/Spam-Comment-Detector

A Machine Learning Application that when you provide a comment and in return it predicts you whether it is spam or not.

Primary LanguagePythonMIT LicenseMIT

Spam-Comment-Detector

A Machine Learning Application that when you provide a comment and in return it predicts you whether it is spam or not. This will going to be a full fledge application that will has a proper front and back end.

The Application Working

The appplication works as when user enters a comment in a HTML form, which is the index.html file, then that text captured by the "POST" method goes to the backend Python application based on Flask. Then there is Machine Learning model that is trained over to make prediction or more specifically to classify whether the entered comment or say text is spam or not spam (Ham). Now when everthing is completed and the model predicts it, then by the "GET" method the Flask application sends that prediction to the HTML form which is shown in the show.html file.
The Ham word I first read in the book "Thoughtful Machine Learning with Python: A Test-Driven Approach" by Matthew Kirk in O'REILLY Series, while reading the Naive Bayes Classification chapter.

The Model

The machine learning model working under the hood is the Nive Bayes Classifier which does really well in doing prediction about the spam classification. The Naive Bayes Classifiers is supervised learning algorithms that are base on the Bayes Theorem. And these algorithms did really well on the data where every data point or say featrues are independent of each other. Some of the Naive Bayes Classifiers are:

  • Multinomial Naive Bayes:

The one which we used in this project. And this classifier is typically used for the document classification.

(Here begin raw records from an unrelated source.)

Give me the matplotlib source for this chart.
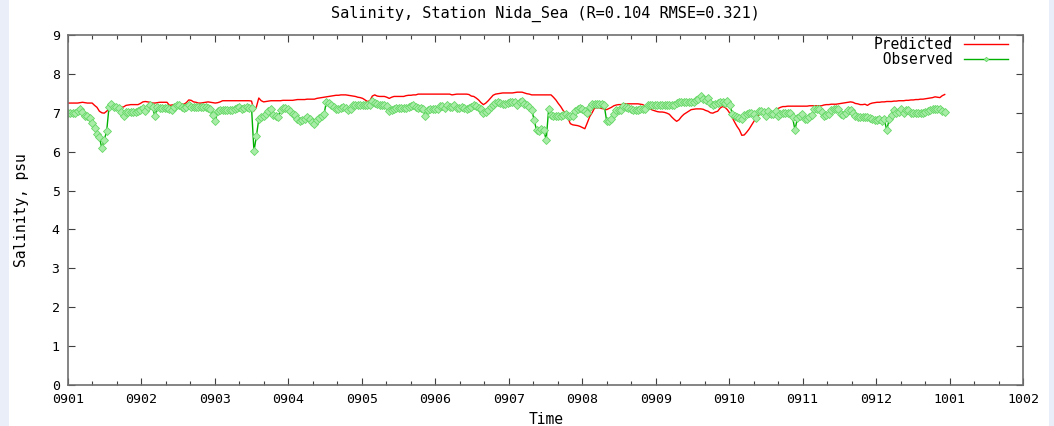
import numpy as np
import matplotlib
matplotlib.use("Agg")
import matplotlib.pyplot as plt
from matplotlib.patches import Rectangle
from matplotlib.ticker import FixedLocator, MultipleLocator

# daily salinity at Nida_Sea, starting 0901 (one value per day)
observed = [
    6.99, 6.99, 6.99, 6.99, 7.04, 7.10, 7.02, 6.93, 6.91, 6.86,
    6.74, 6.61, 6.45, 6.37, 6.09, 6.31, 6.52, 7.16, 7.22, 7.14,
    7.14, 7.12, 7.02, 6.93, 7.02, 7.02, 7.02, 7.02, 7.02, 7.04,
    7.08, 7.12, 7.05, 7.16, 7.21, 7.14, 6.91, 7.16, 7.12, 7.12,
    7.12, 7.12, 7.10, 7.08, 7.16, 7.19, 7.19, 7.16, 7.12, 7.16,
    7.21, 7.16, 7.14, 7.14, 7.14, 7.14, 7.14, 7.14, 7.12, 7.10,
    6.95, 6.80, 7.04, 7.08, 7.08, 7.08, 7.08, 7.08, 7.08, 7.10,
    7.12, 7.16, 7.10, 7.12, 7.16, 7.12, 7.12, 6.01, 6.40, 6.84,
    6.88, 6.93, 6.97, 7.04, 7.10, 6.95, 6.91, 6.88, 7.06, 7.12,
    7.12, 7.10, 7.04, 6.98, 6.95, 6.84, 6.80, 6.82, 6.85, 6.88,
    6.84, 6.76, 6.72, 6.82, 6.86, 6.91, 6.96, 7.29, 7.24, 7.20,
    7.16, 7.10, 7.10, 7.12, 7.14, 7.12, 7.06, 7.10, 7.19, 7.20,
    7.21, 7.21, 7.21, 7.21, 7.21, 7.21, 7.31, 7.25, 7.22, 7.21,
    7.21, 7.21, 7.18, 7.04, 7.08, 7.10, 7.12, 7.12, 7.12, 7.12,
    7.12, 7.15, 7.18, 7.20, 7.14, 7.13, 7.13, 7.10, 6.91, 7.06,
    7.10, 7.10, 7.10, 7.10, 7.18, 7.18, 7.12, 7.19, 7.16, 7.15,
    7.19, 7.13, 7.12, 7.15, 7.12, 7.09, 7.12, 7.16, 7.19, 7.17,
    7.13, 7.10, 7.00, 7.01, 7.08, 7.16, 7.21, 7.25, 7.29, 7.24,
    7.22, 7.22, 7.25, 7.29, 7.28, 7.27, 7.21, 7.27, 7.30, 7.23,
    7.21, 7.16, 7.08, 6.82, 6.55, 6.52, 6.58, 6.55, 6.30, 7.09,
    6.94, 6.93, 6.93, 6.93, 6.93, 6.95, 6.97, 6.93, 6.92, 6.93,
    7.04, 7.11, 7.12, 7.10, 7.04, 6.99, 7.16, 7.22, 7.22, 7.22,
    7.22, 7.22, 7.20, 6.80, 6.80, 6.84, 6.96, 7.07, 7.06, 7.06,
    7.17, 7.16, 7.12, 7.09, 7.08, 7.08, 7.08, 7.09, 7.10, 7.10,
    7.20, 7.21, 7.21, 7.21, 7.21, 7.21, 7.21, 7.21, 7.21, 7.21,
    7.21, 7.21, 7.25, 7.28, 7.29, 7.29, 7.29, 7.29, 7.29, 7.29,
    7.32, 7.36, 7.42, 7.36, 7.33, 7.38, 7.24, 7.21, 7.23, 7.25,
    7.28, 7.28, 7.25, 7.31, 7.21, 6.98, 6.91, 6.89, 6.86, 6.83,
    6.95, 6.98, 6.99, 6.99, 6.98, 6.86, 7.04, 7.05, 7.02, 6.93,
    7.04, 6.96, 6.97, 7.05, 6.93, 6.97, 6.99, 6.99, 6.99, 6.99,
    6.88, 6.56, 6.86, 6.92, 6.97, 6.84, 6.85, 6.89, 6.95, 7.10,
    7.10, 7.10, 7.02, 6.93, 6.94, 6.97, 7.06, 7.09, 7.10, 7.10,
    6.98, 6.95, 6.99, 7.06, 7.06, 7.00, 6.93, 6.90, 6.88, 6.88,
    6.88, 6.88, 6.86, 6.85, 6.81, 6.82, 6.85, 6.80, 6.83, 6.55,
    6.83, 6.95, 7.08, 7.00, 7.02, 7.10, 6.99, 7.06, 7.06, 6.99,
    6.99, 6.99, 6.99, 6.99, 6.99, 7.02, 7.05, 7.08, 7.10, 7.10,
    7.10, 7.10, 7.04, 7.02,
]

predicted = [
    7.25, 7.25, 7.25, 7.25, 7.25, 7.26, 7.27, 7.26, 7.25, 7.25,
    7.25, 7.19, 7.14, 7.04, 7.00, 6.99, 7.04, 7.10, 7.16, 7.15,
    7.14, 7.14, 7.14, 7.15, 7.19, 7.20, 7.21, 7.21, 7.21, 7.21,
    7.24, 7.28, 7.29, 7.28, 7.27, 7.25, 7.25, 7.26, 7.27, 7.27,
    7.27, 7.27, 7.19, 7.20, 7.21, 7.21, 7.21, 7.22, 7.22, 7.26,
    7.33, 7.32, 7.28, 7.27, 7.25, 7.25, 7.26, 7.27, 7.28, 7.27,
    7.26, 7.25, 7.26, 7.28, 7.31, 7.31, 7.31, 7.31, 7.31, 7.31,
    7.31, 7.31, 7.31, 7.31, 7.31, 7.31, 7.30, 7.05, 7.15, 7.38,
    7.31, 7.28, 7.29, 7.30, 7.31, 7.31, 7.31, 7.31, 7.31, 7.32,
    7.32, 7.32, 7.32, 7.32, 7.33, 7.34, 7.34, 7.34, 7.34, 7.35,
    7.35, 7.35, 7.35, 7.37, 7.38, 7.39, 7.40, 7.41, 7.42, 7.43,
    7.44, 7.45, 7.45, 7.46, 7.46, 7.46, 7.45, 7.44, 7.43, 7.42,
    7.40, 7.39, 7.37, 7.33, 7.29, 7.31, 7.43, 7.46, 7.43, 7.42,
    7.42, 7.42, 7.40, 7.37, 7.40, 7.42, 7.42, 7.42, 7.42, 7.42,
    7.44, 7.45, 7.45, 7.46, 7.46, 7.48, 7.48, 7.48, 7.48, 7.48,
    7.48, 7.48, 7.48, 7.48, 7.48, 7.48, 7.48, 7.48, 7.48, 7.46,
    7.47, 7.48, 7.48, 7.48, 7.48, 7.48, 7.47, 7.43, 7.42, 7.38,
    7.33, 7.26, 7.21, 7.25, 7.31, 7.38, 7.45, 7.48, 7.49, 7.50,
    7.51, 7.51, 7.51, 7.51, 7.51, 7.52, 7.53, 7.53, 7.53, 7.51,
    7.49, 7.48, 7.46, 7.46, 7.46, 7.46, 7.46, 7.46, 7.46, 7.46,
    7.46, 7.40, 7.33, 7.24, 7.16, 7.06, 6.97, 6.86, 6.72, 6.69,
    6.68, 6.67, 6.65, 6.62, 6.59, 6.74, 6.90, 7.00, 7.12, 7.13,
    7.13, 7.11, 7.10, 7.08, 7.11, 7.14, 7.18, 7.20, 7.21, 7.21,
    7.22, 7.23, 7.23, 7.23, 7.23, 7.23, 7.23, 7.22, 7.21, 7.17,
    7.14, 7.10, 7.07, 7.05, 7.03, 7.02, 7.02, 7.01, 6.99, 6.96,
    6.89, 6.83, 6.78, 6.82, 6.90, 6.96, 7.00, 7.04, 7.08, 7.09,
    7.10, 7.10, 7.10, 7.09, 7.06, 7.04, 7.00, 6.99, 7.02, 7.04,
    7.12, 7.16, 7.14, 7.08, 6.99, 6.88, 6.76, 6.65, 6.56, 6.42,
    6.43, 6.50, 6.58, 6.68, 6.78, 6.88, 6.95, 7.05, 7.05, 7.04,
    7.04, 7.03, 7.02, 7.07, 7.11, 7.14, 7.16, 7.16, 7.17, 7.17,
    7.17, 7.17, 7.17, 7.17, 7.17, 7.17, 7.17, 7.18, 7.18, 7.18,
    7.18, 7.18, 7.18, 7.20, 7.21, 7.21, 7.22, 7.22, 7.22, 7.23,
    7.24, 7.25, 7.26, 7.27, 7.28, 7.27, 7.24, 7.23, 7.21, 7.21,
    7.22, 7.19, 7.23, 7.25, 7.26, 7.27, 7.27, 7.28, 7.28, 7.29,
    7.29, 7.29, 7.30, 7.30, 7.31, 7.31, 7.31, 7.32, 7.32, 7.33,
    7.33, 7.34, 7.34, 7.35, 7.35, 7.36, 7.37, 7.38, 7.39, 7.41,
    7.40, 7.39, 7.44, 7.47,
]

month_labels = ["0901", "0902", "0903", "0904", "0905", "0906", "0907",
                "0908", "0909", "0910", "0911", "0912", "1001", "1002"]

DAYS_PER_MONTH = 365 / 12
MONO = "DejaVu Sans Mono"
W, H = 1054, 426

days = np.arange(len(observed))

fig = plt.figure(figsize=(W / 100, H / 100), dpi=100)
fig.patch.set_facecolor("white")
# pale page strips at both edges
for x0, w in ((0, 9), (1049, 5)):
    fig.patches.append(Rectangle((x0 / W, 0), w / W, 1, transform=fig.transFigure,
                                 facecolor="#e9eef9", edgecolor="none", zorder=0))

ax = fig.add_axes([68 / W, 41 / H, 955 / W, 350 / H])

ax.plot(days, predicted, color="#ff0000", lw=1.0, label="Predicted")
ax.plot(days, observed, color="#00b000", lw=1.0, marker="D", ms=3.8,
        mfc="#a8eca8", mec="#66d866", mew=0.6, label=" Observed")

ax.set_xlim(0, 13 * DAYS_PER_MONTH)
ax.set_ylim(0, 9)
ax.xaxis.set_major_locator(FixedLocator([i * DAYS_PER_MONTH for i in range(len(month_labels))]))
ax.xaxis.set_minor_locator(MultipleLocator(DAYS_PER_MONTH / 3))
ax.set_xticklabels(month_labels)
ax.yaxis.set_major_locator(MultipleLocator(1))

for spine in ax.spines.values():
    spine.set_color("#707070")
    spine.set_linewidth(1.2)
ax.tick_params(which="both", direction="in", top=True, right=True, color="#404040",
               labelsize=9.5, pad=6)
ax.tick_params(which="major", length=5, width=0.8)
ax.tick_params(which="minor", length=3, width=0.8)
for lbl in ax.get_xticklabels() + ax.get_yticklabels():
    lbl.set_fontfamily(MONO)

leg = ax.legend(loc="upper right", bbox_to_anchor=((1008 - 68) / 955, 1 - 2 / 350),
                frameon=False, markerfirst=False, borderaxespad=0, borderpad=0,
                prop={"family": MONO, "size": 10.5}, handlelength=3.0,
                labelspacing=0.0, handletextpad=0.8, markerscale=0.6)

fig.text(545 / W, 1 - 14 / H, "Salinity, Station Nida_Sea (R=0.104 RMSE=0.321)",
         ha="center", va="center", family=MONO, fontsize=11)
fig.text(546 / W, 1 - 419 / H, "Time", ha="center", va="center",
         family=MONO, fontsize=10.5)
fig.text(22 / W, 1 - 210 / H, "Salinity, psu", ha="center", va="center",
         rotation=90, family=MONO, fontsize=10.5)

fig.savefig("out.png", dpi=100)
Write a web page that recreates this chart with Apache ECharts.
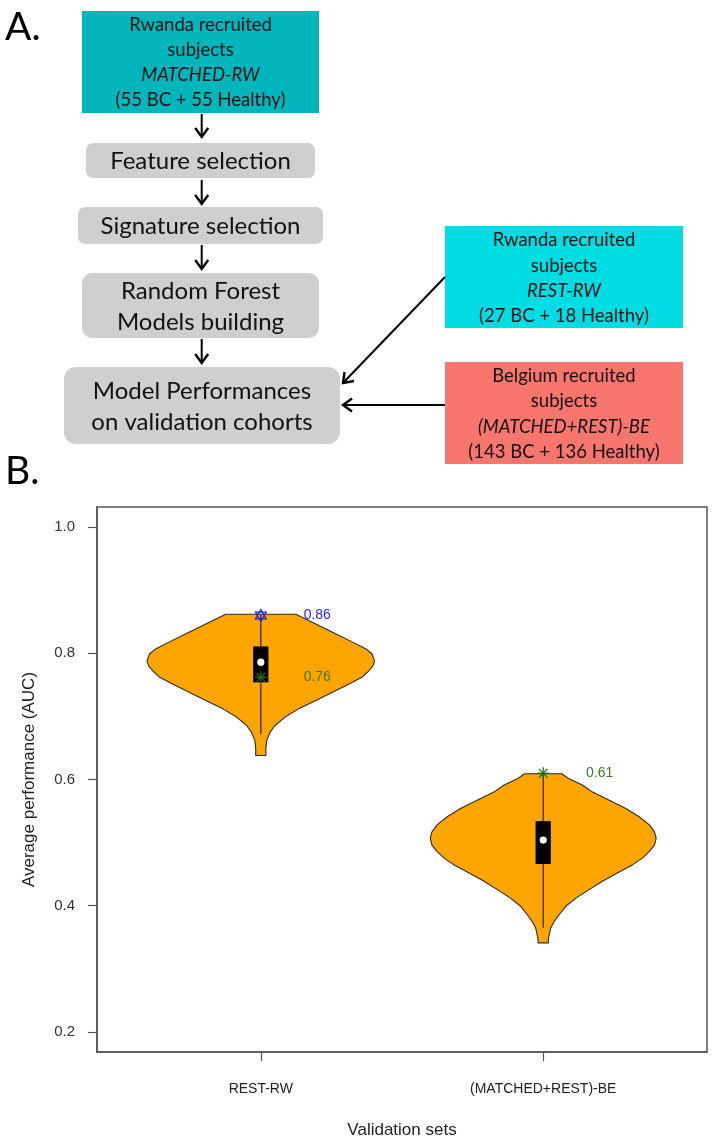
<!DOCTYPE html>
<html>
<head>
<meta charset="utf-8">
<script src="https://cdn.jsdelivr.net/npm/echarts@6/dist/echarts.min.js"></script>
<style>
html,body{margin:0;padding:0;background:#fff;}
#chart{width:712px;height:1140px;}
</style>
</head>
<body>
<div id="chart"></div>
<script>
// ---------- DATA ----------
const categories = ['REST-RW', '(MATCHED+REST)-BE'];
const yTicks = [0.2, 0.4, 0.6, 0.8, 1.0];

// violin outlines: AUC value and half-width (in x-axis units)
const violin1Values = [0.862,0.849,0.833,0.817,0.806,0.799,0.788,0.780,0.772,0.762,0.751,0.738,0.725,0.712,0.699,0.686,0.675,0.662,0.649,0.638];
const violin1HalfWidth = [0.124,0.184,0.256,0.329,0.376,0.394,0.403,0.397,0.382,0.358,0.311,0.252,0.193,0.134,0.086,0.051,0.033,0.021,0.018,0.018];
const violin2Values = [0.609,0.601,0.591,0.580,0.567,0.554,0.541,0.528,0.517,0.507,0.496,0.486,0.475,0.465,0.452,0.439,0.425,0.412,0.399,0.386,0.375,0.365,0.349,0.341];
const violin2HalfWidth = [0.066,0.092,0.140,0.175,0.234,0.293,0.340,0.376,0.394,0.400,0.394,0.376,0.350,0.317,0.264,0.211,0.161,0.116,0.080,0.057,0.039,0.027,0.019,0.018];

const boxQ1 = [0.754, 0.466];
const boxQ3 = [0.811, 0.534];
const medians = [0.786, 0.504];
const whiskerLow = [0.672, 0.365];
const whiskerHigh = [0.862, 0.609];

const blueStarValues = [0.86, null];
const blueStarLabels = ['0.86', null];
const greenStarValues = [0.762, 0.61];
const greenStarLabels = ['0.76', '0.61'];

// ---------- FLOWCHART (panel A) ----------
const FF = 'Lato, "Open Sans", sans-serif';
const graphics = [];
function box(x, y, w, h, fill, r) {
  graphics.push({type:'rect', shape:{x:x, y:y, width:w, height:h, r:r||0}, style:{fill:fill}, silent:true});
}
function txt(x, y, s, size, italic, color, align) {
  graphics.push({type:'text', x:x, y:y, silent:true, style:{
    text:s, fill:color||'#111', fontSize:size, fontFamily:FF, fontStyle: italic?'italic':'normal',
    align: align||'center', verticalAlign:'middle', textAlign: align||'center', textVerticalAlign:'middle'}});
}
function arrow(x1, y1, x2, y2) {
  const dx = x2-x1, dy = y2-y1, L = Math.sqrt(dx*dx+dy*dy);
  const ux = dx/L, uy = dy/L, nx = -uy, ny = ux;
  const hl = 9, hw = 6.5;
  graphics.push({type:'line', shape:{x1:x1,y1:y1,x2:x2-ux*1,y2:y2-uy*1}, style:{stroke:'#000', lineWidth:2}, silent:true});
  graphics.push({type:'polyline', shape:{points:[[x2-ux*hl+nx*hw, y2-uy*hl+ny*hw],[x2,y2],[x2-ux*hl-nx*hw, y2-uy*hl-ny*hw]]},
    style:{stroke:'#000', lineWidth:2.4, fill:null}, silent:true});
}

txt(5, 27, 'A.', 39, false, '#000', 'left');
txt(5, 471, 'B.', 39, false, '#000', 'left');

box(82, 11, 237, 102, '#00B5BC');
txt(200.5, 25, 'Rwanda recruited', 18.5);
txt(200.5, 50, 'subjects', 18.5);
txt(200.5, 75, 'MATCHED-RW', 18.5, true);
txt(200.5, 100, '(55 BC + 55 Healthy)', 18.5);

box(86, 143, 229, 35, '#D0CECE', 7);
txt(200.5, 161, 'Feature selection', 24);
box(78, 207, 245, 37, '#D0CECE', 7);
txt(200.5, 226, 'Signature selection', 24);
box(82, 273, 237, 65, '#D0CECE', 10);
txt(200.5, 291, 'Random Forest', 24);
txt(200.5, 322, 'Models building', 24);
box(64, 367, 276, 77, '#D0CECE', 12);
txt(202, 391, 'Model Performances', 24);
txt(202, 422, 'on validation cohorts', 24);

box(445, 226, 238, 102, '#00DCE3');
txt(564, 240, 'Rwanda recruited', 18.5);
txt(564, 266, 'subjects', 18.5);
txt(564, 291, 'REST-RW', 18.5, true);
txt(564, 316, '(27 BC + 18 Healthy)', 18.5);

box(445, 362, 238, 102, '#F8766D');
txt(564, 376, 'Belgium recruited', 18.5);
txt(564, 401, 'subjects', 18.5);
txt(564, 427, '(MATCHED+REST)-BE', 18.5, true);
txt(564, 452, '(143 BC + 136 Healthy)', 18.5);

arrow(201.7, 114, 201.7, 137);
arrow(201.7, 180, 201.7, 204);
arrow(201.7, 245, 201.7, 269);
arrow(201.7, 339, 201.7, 363);
arrow(445, 277, 343, 383);
arrow(445, 405, 343, 405);

// ---------- VIOLIN PLOT (panel B) ----------
const profilesV = [violin1Values, violin2Values];
const profilesW = [violin1HalfWidth, violin2HalfWidth];
const AX = '"Liberation Sans", Arial, sans-serif';

function renderViolin(params, api) {
  const i = params.dataIndex;
  const cx = api.value(0);
  const vals = profilesV[i], hws = profilesW[i];
  const pts = [];
  for (let k = 0; k < vals.length; k++) pts.push(api.coord([cx - hws[k], vals[k]]));
  for (let k = vals.length - 1; k >= 0; k--) pts.push(api.coord([cx + hws[k], vals[k]]));
  const children = [];
  children.push({type:'polygon', shape:{points:pts}, style:{fill:'#FFA500', stroke:'#2b2b2b', lineWidth:1.1, lineJoin:'round'}});
  const wl = api.coord([cx, whiskerLow[i]]), wh = api.coord([cx, whiskerHigh[i]]);
  children.push({type:'line', shape:{x1:wl[0], y1:wl[1], x2:wh[0], y2:wh[1]}, style:{stroke:'#222', lineWidth:1.2}});
  const b1 = api.coord([cx - 0.027, boxQ3[i]]), b2 = api.coord([cx + 0.027, boxQ1[i]]);
  children.push({type:'rect', shape:{x:b1[0], y:b1[1], width:b2[0]-b1[0], height:b2[1]-b1[1]}, style:{fill:'#000'}});
  const m = api.coord([cx, medians[i]]);
  children.push({type:'circle', shape:{cx:m[0], cy:m[1], r:3.6}, style:{fill:'#fff'}});
  if (blueStarValues[i] != null) {
    const p = api.coord([cx, blueStarValues[i]]);
    const s = 6, h = 3.4, w = 5.4;
    children.push({type:'polygon', shape:{points:[[p[0],p[1]-s],[p[0]-w,p[1]+h],[p[0]+w,p[1]+h]]}, style:{fill:null, stroke:'#1f1fe0', lineWidth:1.2}});
    children.push({type:'polygon', shape:{points:[[p[0],p[1]+s],[p[0]-w,p[1]-h],[p[0]+w,p[1]-h]]}, style:{fill:null, stroke:'#1f1fe0', lineWidth:1.2}});
    const t = api.coord([cx + 0.2, blueStarValues[i]]);
    children.push({type:'text', x:t[0], y:t[1], style:{text:blueStarLabels[i], fill:'#2a2ae6', fontSize:14, fontFamily:AX, align:'center', verticalAlign:'middle'}});
  }
  if (greenStarValues[i] != null) {
    const p = api.coord([cx, greenStarValues[i]]);
    const r = 6, d = 4.3;
    const segs = [[-r,0,r,0],[0,-r,0,r],[-d,-d,d,d],[-d,d,d,-d]];
    segs.forEach(sg => children.push({type:'line', shape:{x1:p[0]+sg[0], y1:p[1]+sg[1], x2:p[0]+sg[2], y2:p[1]+sg[3]}, style:{stroke:'#1e6b1e', lineWidth:1.3}}));
    const t = api.coord([cx + 0.2, greenStarValues[i]]);
    children.push({type:'text', x:t[0], y:t[1], style:{text:greenStarLabels[i], fill:'#3a7a22', fontSize:14, fontFamily:AX, align:'center', verticalAlign:'middle'}});
  }
  return {type:'group', children:children};
}

const chart = echarts.init(document.getElementById('chart'), null, {renderer:'canvas'});
chart.setOption({
  animation:false,
  backgroundColor:'#fff',
  grid:{left:97, right:5, top:507, bottom:85, show:true, borderColor:'#555', borderWidth:1.5, containLabel:false},
  xAxis:{
    type:'value', min:0.42, max:2.58,
    name:'Validation sets', nameLocation:'middle', nameGap:70,
    nameTextStyle:{fontSize:17, fontFamily:AX, color:'#222'},
    axisLine:{show:true, lineStyle:{color:'#555', width:1.5}},
    axisTick:{show:true, length:9, lineStyle:{color:'#555', width:1.2}, customValues:[1,2]},
    axisLabel:{fontSize:14, fontFamily:AX, color:'#222', margin:30, customValues:[1,2],
      formatter: v => categories[Math.round(v)-1] || ''},
    splitLine:{show:false}
  },
  yAxis:{
    type:'value', min:0.168, max:1.032,
    name:'Average performance (AUC)', nameLocation:'middle', nameGap:59,
    nameTextStyle:{fontSize:17, fontFamily:AX, color:'#222'},
    axisLine:{show:true, lineStyle:{color:'#555', width:1.5}},
    axisTick:{show:true, length:9, lineStyle:{color:'#555', width:1.2}, customValues:yTicks},
    axisLabel:{fontSize:15, fontFamily:AX, color:'#333', margin:22, customValues:yTicks,
      formatter: v => v.toFixed(1)},
    splitLine:{show:false}
  },
  graphic: graphics,
  series:[{
    type:'custom',
    renderItem: renderViolin,
    data: categories.map((c, i) => [i + 1, medians[i]]),
    encode:{x:0, y:1},
    clip:false,
    silent:true
  }]
});
</script>
</body>
</html>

  • Bernoulli Naive Bayes:

This is used for binary classification in documents like a word occured or not in this document.

  • Gaussian Naive Bayes:

This one is based on the conitinous distribution.

The Data:

The data used in this project is taken from the UCI Machine Learning Repository. It does contain 5 datasets from different artits' vidoes. The after analyzing all the datasets it we only come up with missing values in the Youtube04-Eminem.csv dataset, which was not that much important like it was in dates. And for this project we don't need to mess up with the dates. Then all the five datasets are concatenated into one. And then assign keys to everyone so that if we need to inspect specific, it would be easy for us to do so. And so finally we considered taking the data under CONTENT and CLASS columns.

The Code Flow

After describing the data into a single dataframe then extract the features from the comments into vector for our model. So we converted through vectorization our contents or say comments into crunching numbers so that it is awesome for our model.
Then split the data into training and testing sets, 33% given to the testing. Then traing the classifier over the 66% of the data and yooooo we get 91.95% of total accuracy over testing sets.
For the future prediction we've to use that pipelining as to first convert the text via the CountVectorizer so that our model gets the same shaped data by which it is trained.